Thursday, September 27, 2018

No Need for Umbrellas

There's a sweet, enjoyable new anime series this year called After the Rain (恋は雨上がりのように) about a teenage waitress who has a crush on her 45 year-old boss. The animation and design are average but pretty enough and the story wisely avoids operatics. It contents itself with what turns out to be a pleasant, mild story about two very different people surprised to find they're dealing similar issues.

Akira (Sayumi Watabe) is a high school student and former track star. She's also a waitress and we learn she got the job after she'd met the manager when she was a customer. She'd been depressed and she'd been charmed when, using a magic trick, he made a tub of milk appear in his hand for her coffee.

This is Kondo (Hiroaki Hirata) who is comically oblivious to Akira's crush at first and is dumbfounded when he does find out about it. He doesn't seriously contemplate a relationship with the girl though the idea wouldn't be as taboo in Japan as it is in the west. High school girls falling for older men, even their teachers, is a concept that crops up in Japanese fiction. Fans of Rumiko Takahashi's great series Maison Ikkoku will remember the female lead, Kyoko, mourning death of her husband, an older man she met in high school.
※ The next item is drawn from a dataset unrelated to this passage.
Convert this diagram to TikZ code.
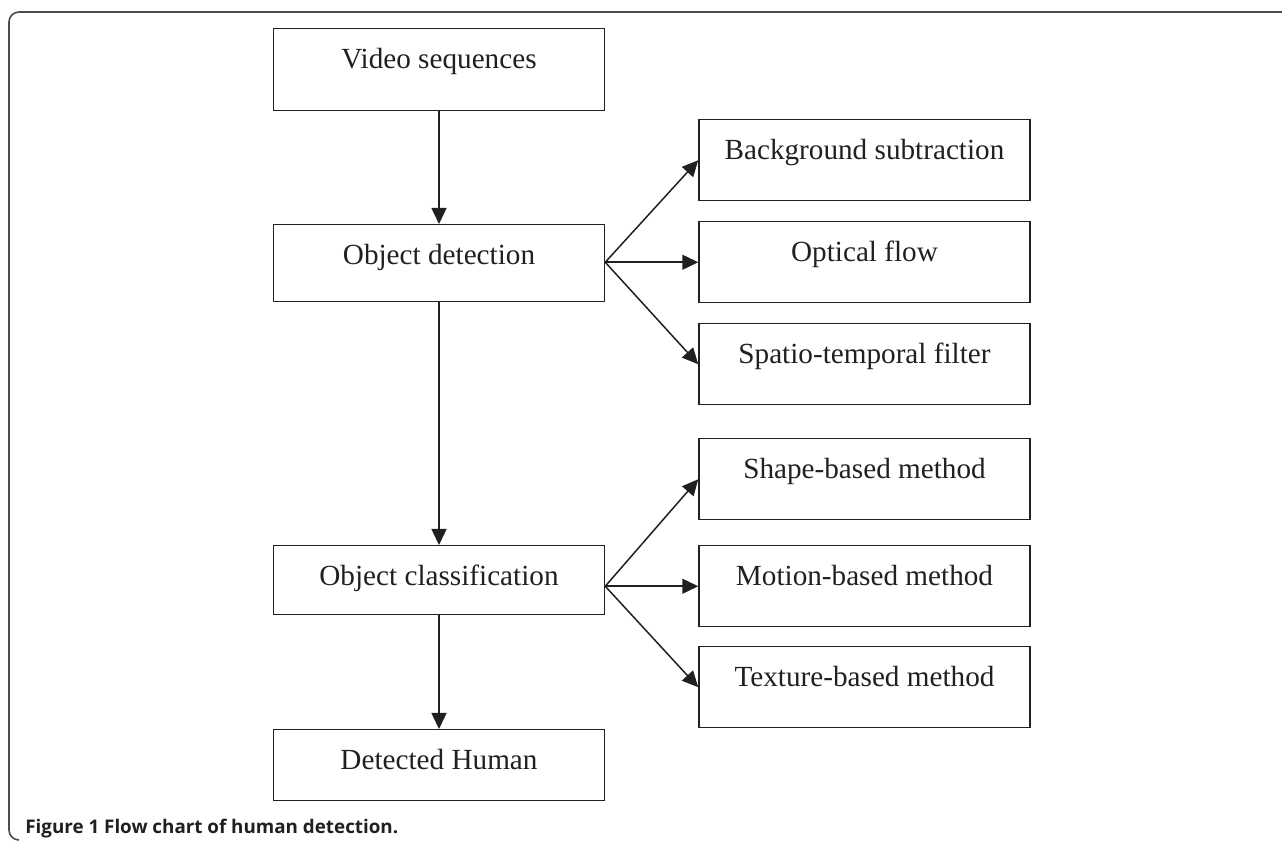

But it's socially awkward enough that Akira is reluctant to confide in her best friend about it and Kondo spends more time worrying about how to handle the situation than exhibiting any attraction to Akira. As the series progresses, we find they're both repressing former passions; Akira stopped running track after an injury to her ankle and at one time Kondo aspired to be an author of fiction. He's still friends with a former schoolmate who's now a celebrity author.

Those looking for the kind of hyper romance promised by the show's theme song may be disappointed by the series. But it's a nice story that begins with an awkward friendship built on uncertain foundations and becomes a sort of gentle rumination on the human need and capacity for self-fulfilment. A side plot about Akira's friend is obviously there to manipulate the overall story in a certain way and the show's not one of the best anime series I've seen but I found it a perfectly decent diversion to watch one episode at a time while eating breakfast. The whole series is available in the U.S. on Amazon Prime.